From the Moueix-owned properties, the Château La Fleur-Pétrus Pomerol 2013 has very nice flesh, with layers of raspberry coulis, plum skin and cherry preserve backed by integrated apple wood and a black tea note. It has nice substance and depth through the finish, which has breadth of tannins to match the racy acidity. It's a very solid effort. The Château Trotanoy Pomerol 2013 seems quite fresh in style for Trot, with almost racy red and black currant fruit alternating with raspberry coulis and damson plum notes. There's a nice singed mesquite edge framing the finish, with a lingering echo of graphite as well. The Château Bélair-Monange St.-Emilion 2013 is a surprise as it seems longer and deeper than Trotanoy this year at this early stage. It has impressive density for the vintage, with very focused, pure red currant, plum and black cherry fruit that courses along nicely, lined with a vibrant chalky minerality and carrying through a long, floral-edged finish.

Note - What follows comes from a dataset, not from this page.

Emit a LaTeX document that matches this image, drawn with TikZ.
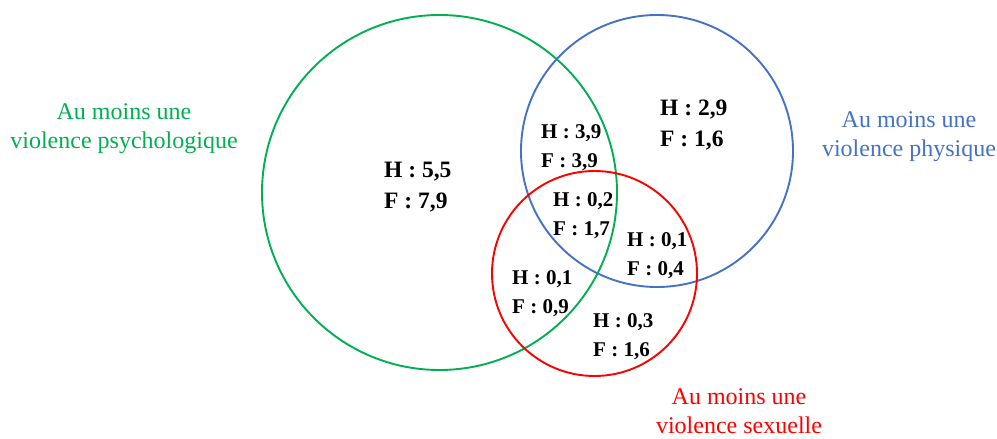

There's serious energy here for the vintage and it's among the top wines I've tasted so far from 2013. I asked Christian if the limestone soils of Bélair-Monange made a greater difference than clay or gravel. "Ah, yes, of course. In ranking them, I would always take limestone first, especially in a year like 2013 with so much water. Then gravel. And then clay," said Christian.
Note: There was no Château Hosanna produced in 2013 due to millerandage on the Merlot. There is no longer a Providence bottling either, as that vineyard has been incorporated into the production of La Fleur-Pétrus starting with this vintage.